Abel Collin (1653 – 1705) was an English philanthropist. He established Abel Collin's Charity.

==Family==
He was the son of Laurence Collin.

His sister, Fortune Collin, married Thomas Smith, founder of Smith's Bank in Nottingham.

==History of the Charity==
By his Will, published in 1704, twenty four alms houses were built in Nottingham. The initial purchase of land was made by Thomas Smith in 1708 for the purpose of building some little houses and endowing same for some poor men or women to dwell in.

As time went on, further land and property was purchased. In 1709, a new building was erected on Friar Lane. In 1831, the Almshouses on Carrington Street were largely rebuilt.
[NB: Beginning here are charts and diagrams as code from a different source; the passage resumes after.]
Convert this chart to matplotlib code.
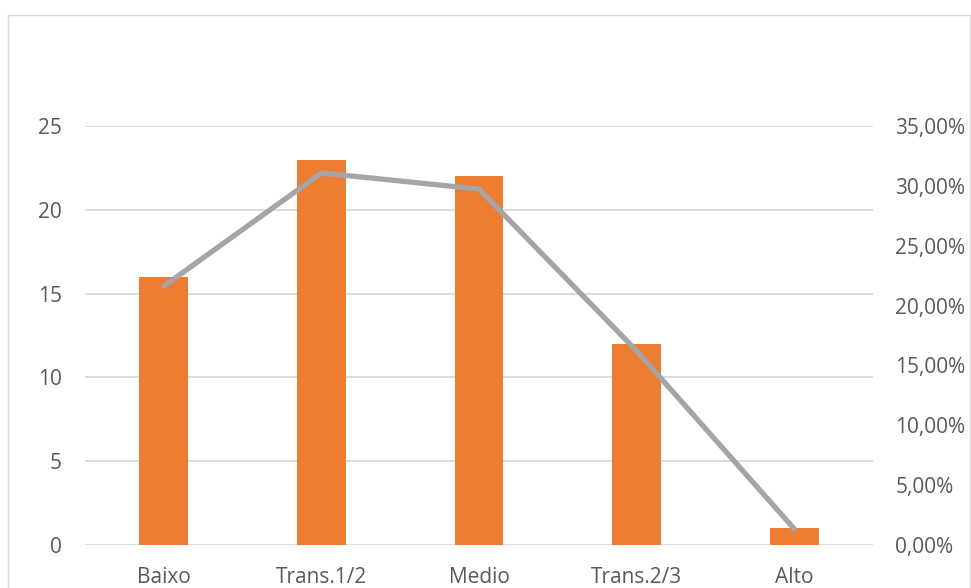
import matplotlib
matplotlib.use("Agg")
import matplotlib.pyplot as plt
from matplotlib.patches import Rectangle
from matplotlib.ticker import FuncFormatter

categories = ["Baixo", "Trans.1/2", "Medio", "Trans.2/3", "Alto"]
counts = [16, 23, 22, 12, 1]
shares = [21.62, 31.08, 29.73, 16.22, 1.35]  # percent of total

left_ticks = [0, 5, 10, 15, 20, 25]
right_ticks = [0, 5, 10, 15, 20, 25, 30, 35]

plt.rcParams["font.family"] = ["Open Sans", "DejaVu Sans"]
text_color = "#595959"

W, H = 971, 588
fig = plt.figure(figsize=(W / 100, H / 100), dpi=100)
fig.patch.set_facecolor("white")

# chart frame
fig.add_artist(Rectangle((7.5 / W, -0.1), (970 - 7.5) / W, (H - 14.5) / H + 0.1,
                         transform=fig.transFigure, fill=False,
                         edgecolor="#D9D9D9", linewidth=1.0))

x0, x1 = 85, 873
y_top, y_bot = 126, 545
ax = fig.add_axes([x0 / W, 1 - y_bot / H, (x1 - x0) / W, (y_bot - y_top) / H])
ax.set_facecolor("none")

xs = list(range(len(categories)))
ax.bar(xs, counts, width=0.31, color="#ED7D31", zorder=2)
ax.set_xlim(-0.5, len(categories) - 0.5)
ax.set_ylim(0, 25)
ax.set_yticks(left_ticks)
ax.grid(axis="y", color="#D9D9D9", linewidth=1.3, zorder=0)
ax.set_axisbelow(True)
for s in ax.spines.values():
    s.set_visible(False)
ax.tick_params(axis="both", length=0, labelsize=15, colors=text_color)
ax.tick_params(axis="y", pad=16.5)
ax.tick_params(axis="x", pad=16)
ax.set_xticks(xs)
ax.set_xticklabels(categories)

ax2 = ax.twinx()
ax2.plot(xs, shares, color="#A5A5A5", linewidth=3.8, solid_capstyle="round",
         solid_joinstyle="round", zorder=3)
ax2.set_ylim(0, 35)
ax2.set_yticks(right_ticks)
ax2.yaxis.set_major_formatter(FuncFormatter(lambda v, p: f"{v:.2f}%".replace(".", ",")))
for s in ax2.spines.values():
    s.set_visible(False)
ax2.tick_params(axis="y", length=0, labelsize=15, colors=text_color, pad=16)

fig.savefig("out.png", dpi=100, facecolor="white")
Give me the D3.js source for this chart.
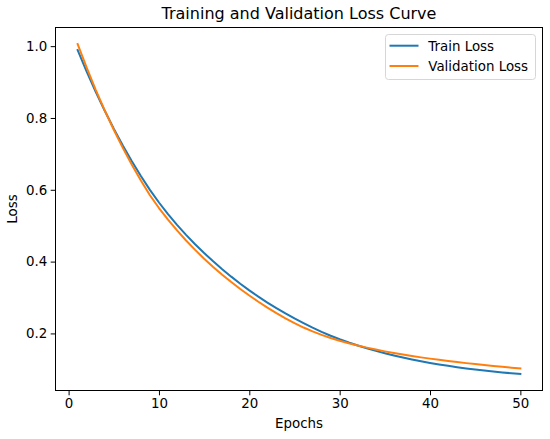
<!DOCTYPE html>
<html>
<head>
<meta charset="utf-8">
<script src="https://cdn.jsdelivr.net/npm/d3@7/dist/d3.min.js"></script>
<style>
  html, body { margin: 0; padding: 0; background: #fff; }
  svg { display: block; font-family: "DejaVu Sans", sans-serif; }
</style>
</head>
<body>
<svg id="chart" width="550" height="439"></svg>
<script>
// ---- data ----
const epochs = d3.range(1, 51);
const trainLoss = [
  0.989, 0.9291, 0.8728, 0.8199, 0.7702, 0.7236, 0.6797, 0.6385, 0.5998, 0.5646,
  0.5322, 0.5023, 0.4745, 0.4484, 0.4239, 0.4007, 0.3788, 0.3581, 0.3385, 0.3200,
  0.3025, 0.2860, 0.2704, 0.2556, 0.2416, 0.2284, 0.2159, 0.2043, 0.1936, 0.1838,
  0.1747, 0.1663, 0.1585, 0.1513, 0.1446, 0.1384, 0.1327, 0.1274, 0.1225, 0.1179,
  0.1136, 0.1097, 0.1060, 0.1026, 0.0995, 0.0966, 0.0939, 0.0914, 0.0891, 0.0870
];
const valLoss = [
  1.006, 0.9401, 0.8785, 0.8209, 0.7671, 0.7168, 0.6698, 0.6259, 0.5849, 0.5492,
  0.5167, 0.4868, 0.4587, 0.4326, 0.4082, 0.3852, 0.3635, 0.3430, 0.3237, 0.3055,
  0.2883, 0.2720, 0.2567, 0.2422, 0.2286, 0.2164, 0.2056, 0.1959, 0.1874, 0.1796,
  0.1726, 0.1662, 0.1604, 0.1550, 0.1500, 0.1454, 0.1411, 0.1371, 0.1333, 0.1298,
  0.1264, 0.1232, 0.1202, 0.1173, 0.1146, 0.1120, 0.1094, 0.1070, 0.1046, 0.1023
];
const seriesNames = ["Train Loss", "Validation Loss"];
const seriesColors = ["#1f77b4", "#ff7f0e"];
const xTicks = [0, 10, 20, 30, 40, 50];
const yTicks = [0.2, 0.4, 0.6, 0.8, 1.0];
const titleText = "Training and Validation Loss Curve";
const xLabel = "Epochs";
const yLabel = "Loss";

(function () {
// ---- layout ----
const mLeft = 55.5, mRight = 542.5, mTop = 27.5, mBottom = 390.5;
const svg = d3.select("#chart");

const xMin = d3.min(epochs), xMax = d3.max(epochs);
const xPad = (xMax - xMin) * 0.05;
const allY = trainLoss.concat(valLoss);
const yMin = d3.min(allY), yMax = d3.max(allY);
const yPad = (yMax - yMin) * 0.05;

const x = d3.scaleLinear().domain([xMin - xPad, xMax + xPad]).range([mLeft, mRight]);
const y = d3.scaleLinear().domain([yMin - yPad, yMax + yPad]).range([mBottom, mTop]);

const fontSize = 13.4;

// axes
const xAxis = svg.append("g")
  .attr("transform", `translate(0,${mBottom})`)
  .call(d3.axisBottom(x).tickValues(xTicks).tickFormat(d3.format("d")).tickSize(4.8).tickPadding(3.5));
const yAxis = svg.append("g")
  .attr("transform", `translate(${mLeft},0)`)
  .call(d3.axisLeft(y).tickValues(yTicks).tickFormat(d3.format(".1f")).tickSize(4.8).tickPadding(3.5));
[xAxis, yAxis].forEach(g => {
  g.select(".domain").remove();
  g.selectAll("line").attr("stroke", "#000").attr("stroke-width", 1);
  g.selectAll("text").attr("fill", "#000")
    .style("font-family", "DejaVu Sans, sans-serif")
    .style("font-size", fontSize + "px");
});

// lines
const line = d3.line().x((d, i) => x(epochs[i])).y(d => y(d));
[trainLoss, valLoss].forEach((s, k) => {
  svg.append("path")
    .datum(s)
    .attr("fill", "none")
    .attr("stroke", seriesColors[k])
    .attr("stroke-width", 2)
    .attr("stroke-linejoin", "round")
    .attr("stroke-linecap", "square")
    .attr("d", line);
});

// frame
svg.append("rect")
  .attr("x", mLeft).attr("y", mTop)
  .attr("width", mRight - mLeft).attr("height", mBottom - mTop)
  .attr("fill", "none").attr("stroke", "#000").attr("stroke-width", 1);

// title
svg.append("text")
  .attr("x", (mLeft + mRight) / 2).attr("y", 19.3)
  .attr("text-anchor", "middle")
  .style("font-size", "16px")
  .attr("fill", "#000")
  .text(titleText);

// axis labels
svg.append("text")
  .attr("x", (mLeft + mRight) / 2).attr("y", 428)
  .attr("text-anchor", "middle")
  .style("font-size", fontSize + "px")
  .attr("fill", "#000")
  .text(xLabel);
svg.append("text")
  .attr("transform", `translate(17,${(mTop + mBottom) / 2}) rotate(-90)`)
  .attr("text-anchor", "middle")
  .style("font-size", fontSize + "px")
  .attr("fill", "#000")
  .text(yLabel);

// legend
const lg = svg.append("g");
lg.append("rect")
  .attr("x", 385.5).attr("y", 34.5)
  .attr("width", 150).attr("height", 45)
  .attr("rx", 3).attr("ry", 3)
  .attr("fill", "#fff").attr("fill-opacity", 0.8)
  .attr("stroke", "#d6d6d6").attr("stroke-width", 1);
seriesNames.forEach((name, k) => {
  const cy = 45.7 + k * 20.3;
  lg.append("line")
    .attr("x1", 389.5).attr("x2", 418.5)
    .attr("y1", cy).attr("y2", cy)
    .attr("stroke", seriesColors[k]).attr("stroke-width", 2);
  lg.append("text")
    .attr("x", 428.3).attr("y", cy + 5.3)
    .style("font-size", fontSize + "px")
    .attr("fill", "#000")
    .text(name);
});
})();
</script>
</body>
</html>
Early in 1909 the 80 years leases of the Nottingham property fell in, the income from that source increasing sevenfold. £17,000 (equivalent to £ in ), was also received from the Nottingham Corporation for land acquired for street widening and taken largely out of the ground of the almshouses.

The site occupied by twenty almshouses in Carrington Street was sold and new houses were erected on Derby Road, Beeston.

In 1954, the remainder of the Almshouses on Carrington Street were demolished. In 1956, the Almshouses on Friar Lane were demolished to create room for Maid Marian Way. Pevsner thought that this was one of the best almshouses of its date in England.

===Current status===
The Charity The United Charities of Abel Collin still exists over 300 years from its founding. It is the oldest charity in Nottingham.

It now has 63 houses and bungalows in Beeston, Nottingham. Four bungalows were completed in 2010 - designed by the Nottingham firm Marsh Grochowski for the tercentenary year.

The charity is run by a board of Trustees.

The charity became a Charitable Incorporated Organisation on 1 January 2021.